The index, prepared on the basis of a survey, revealed that a solid and accelerated increase in new orders led firms to raise production. Moreover, growth of both domestic and foreign demand was reported, with new business from abroad rising at the quickest rate since February, it said.

Commenting on the new number, Pollyanna De Lima, Economist at Markit and author of the report, said that though the latest data suggests that the manufacturing upturn gained traction, worries regarding the labour market persist.

Job worries Continued job shedding highlights the concern felt by businesses towards the outlook, with firms failing to increase workforce numbers significantly since early 2014, she said.

“In spite of a further rise in costs, efforts to address competitiveness were evident as selling prices were unchanged during July. Cost inflation was, however, weak in the context of historical data. While this is a generally positive set of data, the upcoming PMI data releases will indicate whether the manufacturing sector can sustain this momentum,” she said.

However, the survey also found that despite the uptick in growth, Indian manufacturers continued to cut workforce numbers in July. Nonetheless, the rate of job shedding was only marginal as around 96 per cent of those surveyed reported no change in employment from the levels recorded in the prior month. Purchase prices rose further in July, it said.

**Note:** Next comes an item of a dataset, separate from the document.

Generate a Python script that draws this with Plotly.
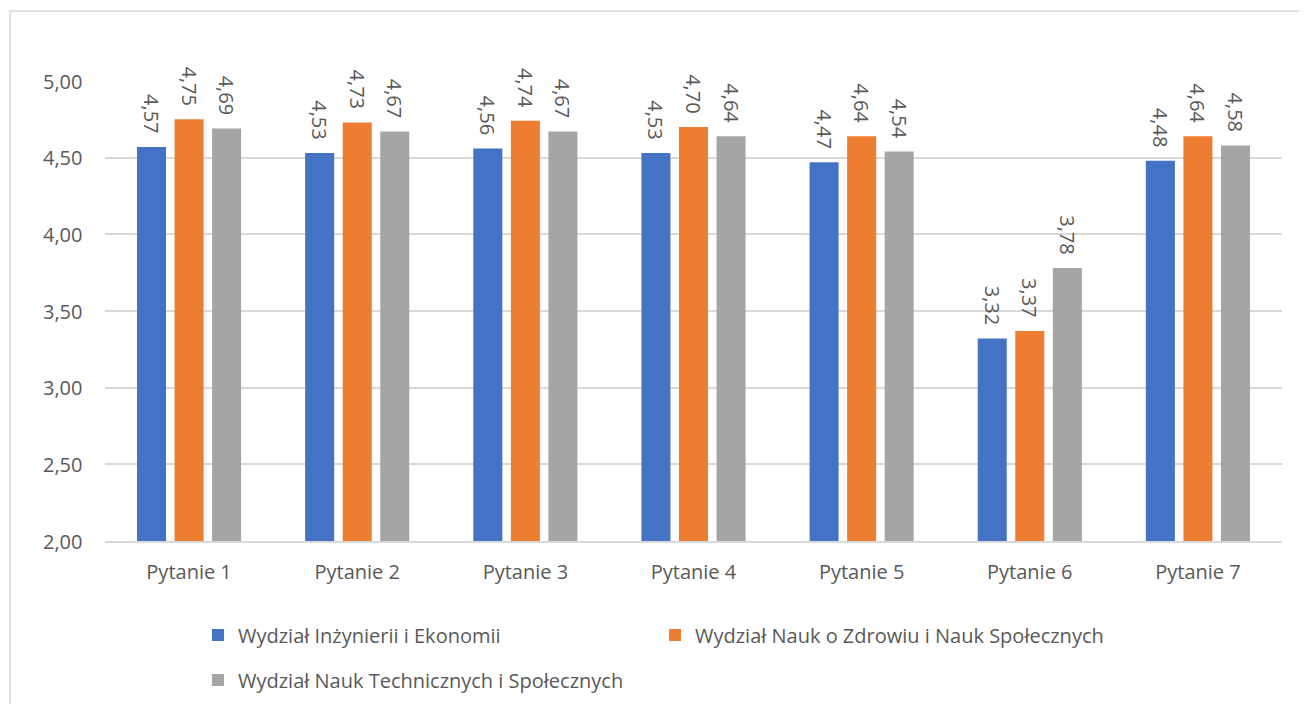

Selling prices were unchanged on average, with companies highlighting efforts to secure new business. Growth of new export business accelerated in July and was the most pronounced in five months. They also reported having been able to secure new contracts in tandem with successful price negotiations with clients. There was evidence of building pressures on the capacity of Indian manufacturers’ operations, as outstanding business was accumulated for the second month running and at the quickest pace since March.

The new data are based on responses of purchasing executives in over 300 industrial companies.

The manufacturing sector is divided into eight broad categories: Basic Metals, Chemicals and Plastics, Electrical and Optical, Food and Drink, Mechanical Engineering, Textiles and Clothing, Timber and Paper and Transport.

Index over 50 reflects expansion, while below 50 reflects a contraction.